Зато другие обращались к этому же эпизоду летописи, чтобы подчеркнуть значимость бани для подлинного русского самосознания, и банные обычаи казались тем важнее, что чужаки вроде апостола Андрея не могли их понять. В таком прочтении христианство выглядело новым, привозным элементом, а баня представала частью уходящей вглубь веков, более подлинной русской истории. Вот что писал один исследователь:
Вся Русь в изображении апостола Андрея (в изображении крупномасштабном), представлена двумя главными учреждениями – церковные храмы, которые в будущем покроют эту страну, и бани, которые существуют как бы изначально. Это и есть две культуры. Верх представлен церковной, а низ – народной культурой и народным бытом. Наверху – святость, внизу – юмор. Кажется, в этом небольшом летописном тексте, в одном абзаце, заснята вся Русь в ее определяющих чертах – дух и плоть Руси, и фантастический характер народа, который сулит в будущем еще большее удивление.[26]

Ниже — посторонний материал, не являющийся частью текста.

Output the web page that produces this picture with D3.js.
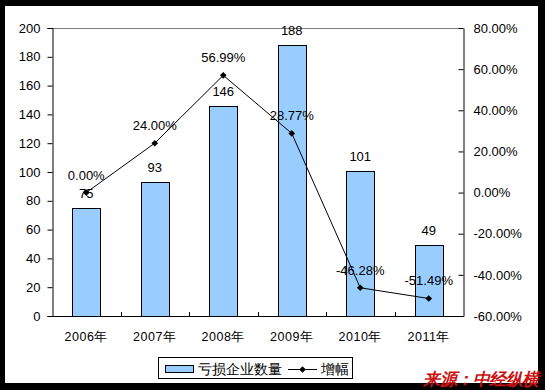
<!DOCTYPE html>
<html><head><meta charset="utf-8">
<script src="https://cdn.jsdelivr.net/npm/d3@7"></script>
<style>
html,body{margin:0;padding:0;background:#000;}
svg{display:block;}
text{font-family:"Liberation Sans",Arial,sans-serif;fill:#000;}
</style></head>
<body>
<svg id="c" width="545" height="390"></svg>
<script>
const categories = ["2006年","2007年","2008年","2009年","2010年","2011年"];
const lossCounts = [75, 93, 146, 188, 101, 49];
const growthPct = [0.00, 24.00, 56.99, 28.77, -46.28, -51.49];
const leftTicks = [0,20,40,60,80,100,120,140,160,180,200];
const rightTicks = [-60,-40,-20,0,20,40,60,80];
const barSeriesName = "亏损企业数量";
const lineSeriesName = "增幅";
const sourceText = "来源：中经纵横";

const pct = d => d.toFixed(2) + "%";

const svg = d3.select("#c");
svg.append("rect").attr("x",0).attr("y",0).attr("width",545).attr("height",390).attr("fill","#000");
svg.append("rect").attr("x",5).attr("y",6).attr("width",533).attr("height",377).attr("fill","#fff");

const L=52, R=463, T=28, B=316;
const x = d3.scaleBand().domain(categories).range([L,R]);
const yL = d3.scaleLinear().domain([0,200]).range([B,T]);
const yR = d3.scaleLinear().domain([-60,80]).range([B,T]);

// top border
svg.append("line").attr("x1",L).attr("x2",R).attr("y1",T+0.5).attr("y2",T+0.5).attr("stroke","#808080");

// bars
const bw = x.bandwidth()*0.41;
svg.selectAll("rect.bar").data(lossCounts).enter().append("rect")
  .attr("class","bar")
  .attr("x",(d,i)=>Math.round(x(categories[i])+x.bandwidth()/2-bw/2)+0.5)
  .attr("y",d=>Math.round(yL(d))+0.5)
  .attr("width",Math.round(bw))
  .attr("height",d=>B-Math.round(yL(d)))
  .attr("fill","#99ccff").attr("stroke","#000").attr("stroke-width",1);

// left axis
const gl = svg.append("g").attr("transform",`translate(${L+0.5},0)`)
  .call(d3.axisLeft(yL).tickValues(leftTicks).tickSize(5).tickPadding(7).tickFormat(d=>String(d)));
gl.select(".domain").attr("stroke","#000");
gl.selectAll(".tick line").attr("stroke","#000");
gl.selectAll("text").attr("font-size","13px").attr("font-family",'"Liberation Sans",Arial,sans-serif');

// right axis (ticks inside)
const gr = svg.append("g").attr("transform",`translate(${R+0.5},0)`)
  .call(d3.axisRight(yR).tickValues(rightTicks).tickSize(0).tickPadding(10).tickFormat(pct));
gr.select(".domain").attr("stroke","#000");
gr.selectAll(".tick").append("line").attr("x1",-5).attr("x2",0).attr("stroke","#000");
gr.selectAll("text").attr("font-size","13px").attr("font-family",'"Liberation Sans",Arial,sans-serif');

// bottom axis
svg.append("line").attr("x1",L).attr("x2",R+1).attr("y1",B+0.5).attr("y2",B+0.5).attr("stroke","#000");
const bounds = categories.slice(1).map(c=>x(c));
svg.selectAll("line.xt").data(bounds).enter().append("line")
  .attr("x1",d=>Math.round(d)+0.5).attr("x2",d=>Math.round(d)+0.5)
  .attr("y1",B-4).attr("y2",B).attr("stroke","#000");
svg.selectAll("text.xl").data(categories).enter().append("text")
  .attr("x",d=>x(d)+x.bandwidth()/2).attr("y",341)
  .attr("text-anchor","middle").attr("font-size","12.5px").attr("letter-spacing","0.5px")
  .text(d=>d);

// bar labels
svg.selectAll("text.bl").data(lossCounts).enter().append("text")
  .attr("x",(d,i)=>x(categories[i])+x.bandwidth()/2)
  .attr("y",d=>yL(d)-10)
  .attr("text-anchor","middle").attr("font-size","13px").text(d=>d);

// line
const cx = i=>x(categories[i])+x.bandwidth()/2;
const line = d3.line().x((d,i)=>cx(i)).y(d=>yR(d));
svg.append("path").datum(growthPct).attr("d",line).attr("fill","none").attr("stroke","#000").attr("stroke-width",1);
svg.selectAll("path.pt").data(growthPct).enter().append("path")
  .attr("d",d3.symbol().type(d3.symbolSquare).size(22))
  .attr("transform",(d,i)=>`translate(${cx(i)},${yR(d)}) rotate(45)`)
  .attr("fill","#000");
svg.selectAll("text.pl").data(growthPct).enter().append("text")
  .attr("x",(d,i)=>cx(i)).attr("y",d=>yR(d)-13)
  .attr("text-anchor","middle").attr("font-size","13px")
  .text(pct);

// legend
const lg = svg.append("g");
lg.append("rect").attr("x",158.5).attr("y",357.5).attr("width",194).attr("height",21).attr("fill","#fff").attr("stroke","#000");
lg.append("rect").attr("x",165.5).attr("y",365.5).attr("width",28).attr("height",7).attr("fill","#99ccff").attr("stroke","#000");
lg.append("text").attr("x",198).attr("y",374).attr("font-size","13.5px")
  .attr("font-family",'"Noto Sans CJK SC",sans-serif').text(barSeriesName);
lg.append("line").attr("x1",288).attr("x2",317).attr("y1",369.5).attr("y2",369.5).attr("stroke","#000");
lg.append("path").attr("d",d3.symbol().type(d3.symbolSquare).size(22)).attr("transform","translate(302.5,369.5) rotate(45)").attr("fill","#000");
lg.append("text").attr("x",321).attr("y",374).attr("font-size","13.5px")
  .attr("font-family",'"Noto Sans CJK SC",sans-serif').text(lineSeriesName);

// source watermark
svg.append("text").attr("x",423).attr("y",385).attr("font-size","17px").attr("font-weight","bold")
  .attr("font-style","italic").attr("font-family",'"Noto Sans CJK SC",sans-serif')
  .attr("letter-spacing","-0.5px")
  .style("fill","#cc1111").text(sourceText);
</script>
</body></html>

Это наводит на мысль, что в русской культуре христианство воспринималось как нечто навязанное сверху и извне, а баня продолжала существовать параллельно христианскому миру. В таком толковании баня – своего рода альтернативное место культа, пережиток языческой, дохристианской эпохи[27]. Когда все остальные шли в церковь на службу, колдуны шли в баню заниматься ворожбой. Отсюда следовало, что всякого, кто не ходил мыться в обычное время, могли принять за колдуна[28].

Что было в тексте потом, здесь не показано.